## TASK DETAILS
Drop every picture. Then return, exactly, the lines from the beginning of the listing below through the one containing "U, W = np.meshgrid(u, w)".

## DATA ROWS
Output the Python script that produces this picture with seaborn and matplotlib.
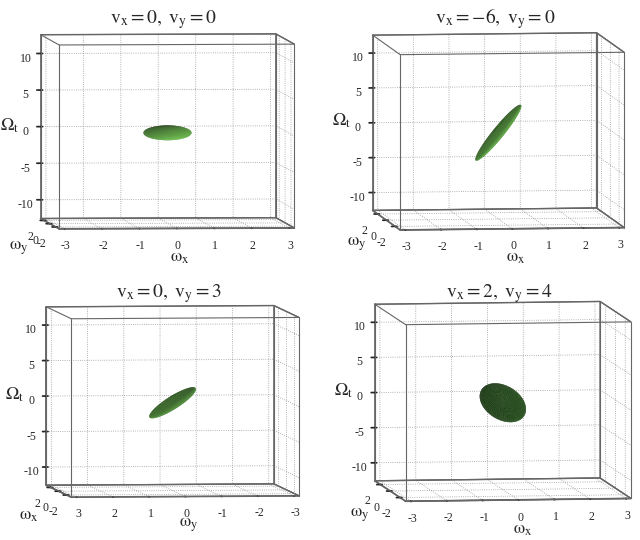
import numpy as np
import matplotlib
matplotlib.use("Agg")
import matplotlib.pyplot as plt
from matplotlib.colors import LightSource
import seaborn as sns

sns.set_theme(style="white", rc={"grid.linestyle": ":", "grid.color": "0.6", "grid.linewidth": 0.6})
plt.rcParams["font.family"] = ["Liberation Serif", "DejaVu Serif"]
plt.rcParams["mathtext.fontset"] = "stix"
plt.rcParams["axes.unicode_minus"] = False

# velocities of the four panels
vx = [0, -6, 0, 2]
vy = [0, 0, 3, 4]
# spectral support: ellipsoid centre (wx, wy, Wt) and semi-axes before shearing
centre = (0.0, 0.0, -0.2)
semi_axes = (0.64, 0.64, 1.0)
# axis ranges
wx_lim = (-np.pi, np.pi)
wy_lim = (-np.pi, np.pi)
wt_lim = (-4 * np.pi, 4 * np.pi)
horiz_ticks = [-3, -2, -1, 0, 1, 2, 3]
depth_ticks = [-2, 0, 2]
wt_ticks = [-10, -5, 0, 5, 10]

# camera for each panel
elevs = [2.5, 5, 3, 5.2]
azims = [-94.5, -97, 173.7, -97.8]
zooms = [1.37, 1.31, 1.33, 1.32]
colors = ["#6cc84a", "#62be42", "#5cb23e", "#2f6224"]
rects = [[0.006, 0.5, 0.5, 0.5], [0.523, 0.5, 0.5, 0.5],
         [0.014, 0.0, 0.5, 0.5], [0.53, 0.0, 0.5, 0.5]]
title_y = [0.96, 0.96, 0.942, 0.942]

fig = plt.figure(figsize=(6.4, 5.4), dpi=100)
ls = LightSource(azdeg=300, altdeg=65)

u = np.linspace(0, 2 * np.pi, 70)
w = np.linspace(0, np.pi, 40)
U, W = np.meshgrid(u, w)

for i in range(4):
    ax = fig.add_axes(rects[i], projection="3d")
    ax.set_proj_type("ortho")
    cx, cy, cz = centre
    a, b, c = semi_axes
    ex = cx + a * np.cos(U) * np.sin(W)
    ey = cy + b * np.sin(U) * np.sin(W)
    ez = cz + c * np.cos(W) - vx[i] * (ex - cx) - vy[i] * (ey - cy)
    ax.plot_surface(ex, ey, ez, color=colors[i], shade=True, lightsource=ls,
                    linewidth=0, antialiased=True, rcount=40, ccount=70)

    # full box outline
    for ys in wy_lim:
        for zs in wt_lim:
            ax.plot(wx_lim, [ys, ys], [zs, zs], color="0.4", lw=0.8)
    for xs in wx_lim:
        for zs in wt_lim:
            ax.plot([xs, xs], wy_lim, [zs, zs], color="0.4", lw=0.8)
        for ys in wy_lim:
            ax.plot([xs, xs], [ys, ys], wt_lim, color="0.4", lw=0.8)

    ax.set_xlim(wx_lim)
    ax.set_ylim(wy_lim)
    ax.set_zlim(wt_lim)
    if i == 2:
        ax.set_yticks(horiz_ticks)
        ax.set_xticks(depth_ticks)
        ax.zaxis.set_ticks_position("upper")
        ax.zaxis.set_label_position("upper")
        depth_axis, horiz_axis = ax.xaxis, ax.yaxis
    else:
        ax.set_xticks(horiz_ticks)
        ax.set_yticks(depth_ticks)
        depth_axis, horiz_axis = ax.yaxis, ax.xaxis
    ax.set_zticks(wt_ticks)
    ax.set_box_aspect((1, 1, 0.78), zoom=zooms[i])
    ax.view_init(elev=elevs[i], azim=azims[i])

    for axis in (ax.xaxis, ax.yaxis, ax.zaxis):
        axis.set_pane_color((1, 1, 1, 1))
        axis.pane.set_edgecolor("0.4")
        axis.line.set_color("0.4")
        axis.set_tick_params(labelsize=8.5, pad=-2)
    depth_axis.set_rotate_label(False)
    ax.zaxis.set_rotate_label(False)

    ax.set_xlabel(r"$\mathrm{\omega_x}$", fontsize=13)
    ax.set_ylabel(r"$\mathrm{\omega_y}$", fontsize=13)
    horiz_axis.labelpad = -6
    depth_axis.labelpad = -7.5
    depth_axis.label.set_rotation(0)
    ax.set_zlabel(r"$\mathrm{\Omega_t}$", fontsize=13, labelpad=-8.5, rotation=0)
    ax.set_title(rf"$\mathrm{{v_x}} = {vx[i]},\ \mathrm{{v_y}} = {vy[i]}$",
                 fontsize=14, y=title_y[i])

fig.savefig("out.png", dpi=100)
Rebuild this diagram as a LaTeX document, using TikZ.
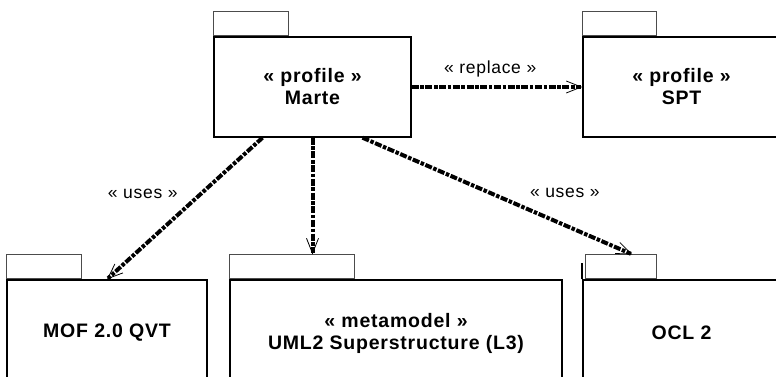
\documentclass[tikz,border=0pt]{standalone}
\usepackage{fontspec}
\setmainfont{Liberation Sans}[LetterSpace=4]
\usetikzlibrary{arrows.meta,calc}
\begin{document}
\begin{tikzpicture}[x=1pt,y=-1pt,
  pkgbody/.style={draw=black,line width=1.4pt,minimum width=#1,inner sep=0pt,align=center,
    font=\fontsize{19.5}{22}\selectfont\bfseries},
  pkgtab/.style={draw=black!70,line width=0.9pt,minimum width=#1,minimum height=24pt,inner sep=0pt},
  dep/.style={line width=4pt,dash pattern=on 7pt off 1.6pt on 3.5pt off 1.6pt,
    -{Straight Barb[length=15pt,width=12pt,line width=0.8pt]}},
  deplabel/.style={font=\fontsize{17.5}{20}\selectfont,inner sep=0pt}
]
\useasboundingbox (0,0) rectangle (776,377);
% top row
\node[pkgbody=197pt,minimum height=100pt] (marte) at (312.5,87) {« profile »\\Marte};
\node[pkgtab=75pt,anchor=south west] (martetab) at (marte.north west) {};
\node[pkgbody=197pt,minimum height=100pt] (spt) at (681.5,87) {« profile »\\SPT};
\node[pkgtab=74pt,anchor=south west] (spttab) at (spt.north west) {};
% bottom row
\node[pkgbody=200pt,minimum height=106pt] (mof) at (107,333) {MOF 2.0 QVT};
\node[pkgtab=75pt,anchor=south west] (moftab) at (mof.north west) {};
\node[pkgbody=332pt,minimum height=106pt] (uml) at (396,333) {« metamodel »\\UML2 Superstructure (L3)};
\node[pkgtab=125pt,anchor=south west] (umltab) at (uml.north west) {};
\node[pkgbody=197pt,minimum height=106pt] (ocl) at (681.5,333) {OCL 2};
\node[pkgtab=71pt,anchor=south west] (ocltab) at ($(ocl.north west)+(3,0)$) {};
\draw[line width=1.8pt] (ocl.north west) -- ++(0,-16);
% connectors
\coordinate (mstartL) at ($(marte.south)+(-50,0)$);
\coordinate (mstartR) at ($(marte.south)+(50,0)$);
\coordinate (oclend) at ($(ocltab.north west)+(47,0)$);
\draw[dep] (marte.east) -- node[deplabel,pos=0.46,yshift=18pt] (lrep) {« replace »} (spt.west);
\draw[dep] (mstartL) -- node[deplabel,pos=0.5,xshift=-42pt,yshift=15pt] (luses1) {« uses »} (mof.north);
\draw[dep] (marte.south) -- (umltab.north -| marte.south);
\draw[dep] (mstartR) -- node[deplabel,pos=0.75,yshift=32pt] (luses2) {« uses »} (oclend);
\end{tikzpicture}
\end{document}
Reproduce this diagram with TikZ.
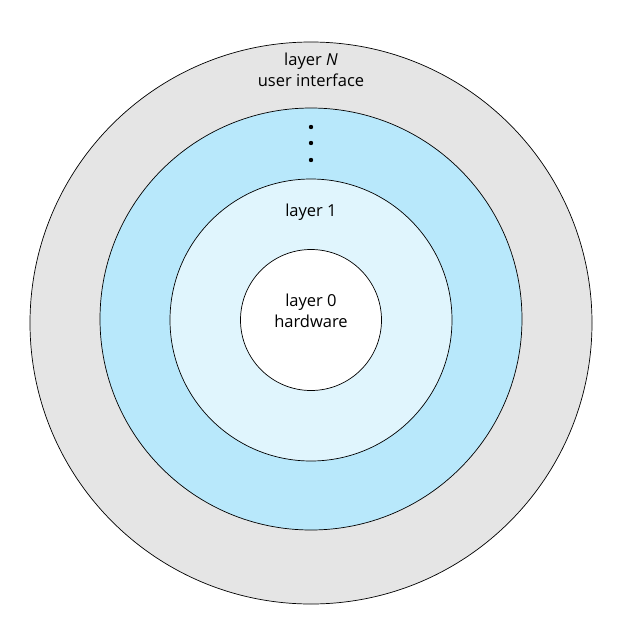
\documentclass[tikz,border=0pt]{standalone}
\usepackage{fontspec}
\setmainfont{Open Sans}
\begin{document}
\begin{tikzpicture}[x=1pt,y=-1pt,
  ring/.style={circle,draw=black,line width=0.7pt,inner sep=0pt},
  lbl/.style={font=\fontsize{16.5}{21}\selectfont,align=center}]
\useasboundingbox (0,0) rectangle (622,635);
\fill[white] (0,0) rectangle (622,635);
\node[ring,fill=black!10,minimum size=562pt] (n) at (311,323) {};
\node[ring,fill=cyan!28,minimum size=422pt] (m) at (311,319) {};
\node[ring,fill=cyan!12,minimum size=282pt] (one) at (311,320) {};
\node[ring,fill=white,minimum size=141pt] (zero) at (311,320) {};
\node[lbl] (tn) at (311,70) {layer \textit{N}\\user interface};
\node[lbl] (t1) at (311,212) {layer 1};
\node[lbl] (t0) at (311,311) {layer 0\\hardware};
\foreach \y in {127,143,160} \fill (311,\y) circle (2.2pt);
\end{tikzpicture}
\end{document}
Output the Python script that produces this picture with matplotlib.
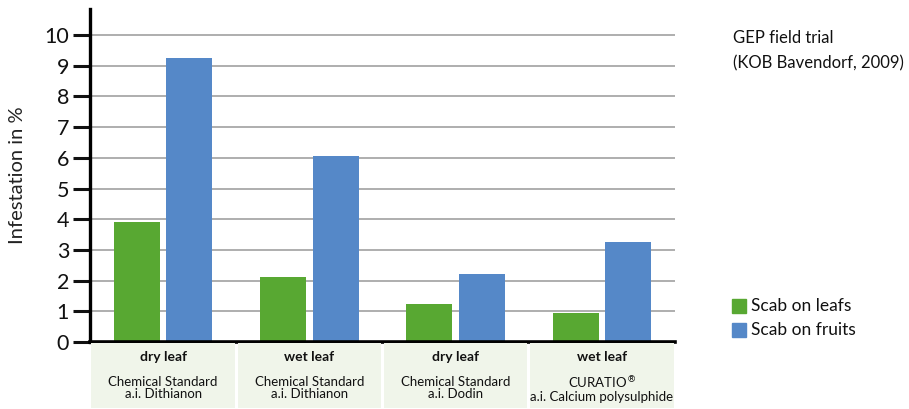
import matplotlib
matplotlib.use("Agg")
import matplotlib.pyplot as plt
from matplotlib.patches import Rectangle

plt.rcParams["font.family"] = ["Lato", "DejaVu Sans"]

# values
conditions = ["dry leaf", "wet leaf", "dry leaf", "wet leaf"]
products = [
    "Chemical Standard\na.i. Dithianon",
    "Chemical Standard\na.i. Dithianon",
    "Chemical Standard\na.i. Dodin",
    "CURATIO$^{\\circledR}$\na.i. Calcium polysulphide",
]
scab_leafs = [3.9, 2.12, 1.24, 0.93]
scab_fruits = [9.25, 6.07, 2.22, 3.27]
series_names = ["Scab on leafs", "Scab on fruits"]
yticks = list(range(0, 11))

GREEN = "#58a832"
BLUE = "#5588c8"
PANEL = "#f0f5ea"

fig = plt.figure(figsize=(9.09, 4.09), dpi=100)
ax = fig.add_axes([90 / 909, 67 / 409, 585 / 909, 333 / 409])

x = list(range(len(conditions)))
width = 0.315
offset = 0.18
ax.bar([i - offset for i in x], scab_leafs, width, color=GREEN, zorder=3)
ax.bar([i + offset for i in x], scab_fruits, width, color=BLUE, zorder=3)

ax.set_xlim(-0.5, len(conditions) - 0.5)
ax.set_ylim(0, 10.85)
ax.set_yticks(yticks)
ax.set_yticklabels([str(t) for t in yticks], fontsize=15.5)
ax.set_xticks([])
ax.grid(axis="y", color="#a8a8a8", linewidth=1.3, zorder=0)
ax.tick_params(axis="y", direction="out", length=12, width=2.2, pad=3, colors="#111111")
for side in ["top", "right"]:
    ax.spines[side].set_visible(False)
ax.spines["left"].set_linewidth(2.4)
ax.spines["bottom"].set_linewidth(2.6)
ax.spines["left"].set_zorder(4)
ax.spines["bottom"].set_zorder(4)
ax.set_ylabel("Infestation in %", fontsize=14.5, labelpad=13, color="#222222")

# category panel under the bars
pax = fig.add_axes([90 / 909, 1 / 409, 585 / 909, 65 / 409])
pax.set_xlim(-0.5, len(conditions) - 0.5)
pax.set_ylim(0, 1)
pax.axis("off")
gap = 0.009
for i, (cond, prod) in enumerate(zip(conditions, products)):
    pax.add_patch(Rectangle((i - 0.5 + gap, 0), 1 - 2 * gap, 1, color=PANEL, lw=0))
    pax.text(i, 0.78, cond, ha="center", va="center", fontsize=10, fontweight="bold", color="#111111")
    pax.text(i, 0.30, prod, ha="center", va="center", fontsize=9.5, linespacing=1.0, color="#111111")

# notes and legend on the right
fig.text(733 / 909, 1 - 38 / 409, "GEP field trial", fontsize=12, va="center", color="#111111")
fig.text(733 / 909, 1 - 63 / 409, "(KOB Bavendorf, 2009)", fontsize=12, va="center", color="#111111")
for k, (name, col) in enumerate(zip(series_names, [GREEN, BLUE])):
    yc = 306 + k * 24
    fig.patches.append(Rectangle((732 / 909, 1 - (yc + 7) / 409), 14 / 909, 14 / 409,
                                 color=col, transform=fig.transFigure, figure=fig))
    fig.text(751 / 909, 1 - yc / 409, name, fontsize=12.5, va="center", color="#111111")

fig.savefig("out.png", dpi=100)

## SOLUTION TO THE EXERCISE
Output the Python script that produces this picture with seaborn and matplotlib.
import numpy as np
import matplotlib
matplotlib.use("Agg")
import matplotlib.pyplot as plt
from matplotlib.colors import LightSource
import seaborn as sns

sns.set_theme(style="white", rc={"grid.linestyle": ":", "grid.color": "0.6", "grid.linewidth": 0.6})
plt.rcParams["font.family"] = ["Liberation Serif", "DejaVu Serif"]
plt.rcParams["mathtext.fontset"] = "stix"
plt.rcParams["axes.unicode_minus"] = False

# velocities of the four panels
vx = [0, -6, 0, 2]
vy = [0, 0, 3, 4]
# spectral support: ellipsoid centre (wx, wy, Wt) and semi-axes before shearing
centre = (0.0, 0.0, -0.2)
semi_axes = (0.64, 0.64, 1.0)
# axis ranges
wx_lim = (-np.pi, np.pi)
wy_lim = (-np.pi, np.pi)
wt_lim = (-4 * np.pi, 4 * np.pi)
horiz_ticks = [-3, -2, -1, 0, 1, 2, 3]
depth_ticks = [-2, 0, 2]
wt_ticks = [-10, -5, 0, 5, 10]

# camera for each panel
elevs = [2.5, 5, 3, 5.2]
azims = [-94.5, -97, 173.7, -97.8]
zooms = [1.37, 1.31, 1.33, 1.32]
colors = ["#6cc84a", "#62be42", "#5cb23e", "#2f6224"]
rects = [[0.006, 0.5, 0.5, 0.5], [0.523, 0.5, 0.5, 0.5],
         [0.014, 0.0, 0.5, 0.5], [0.53, 0.0, 0.5, 0.5]]
title_y = [0.96, 0.96, 0.942, 0.942]

fig = plt.figure(figsize=(6.4, 5.4), dpi=100)
ls = LightSource(azdeg=300, altdeg=65)

u = np.linspace(0, 2 * np.pi, 70)
w = np.linspace(0, np.pi, 40)
U, W = np.meshgrid(u, w)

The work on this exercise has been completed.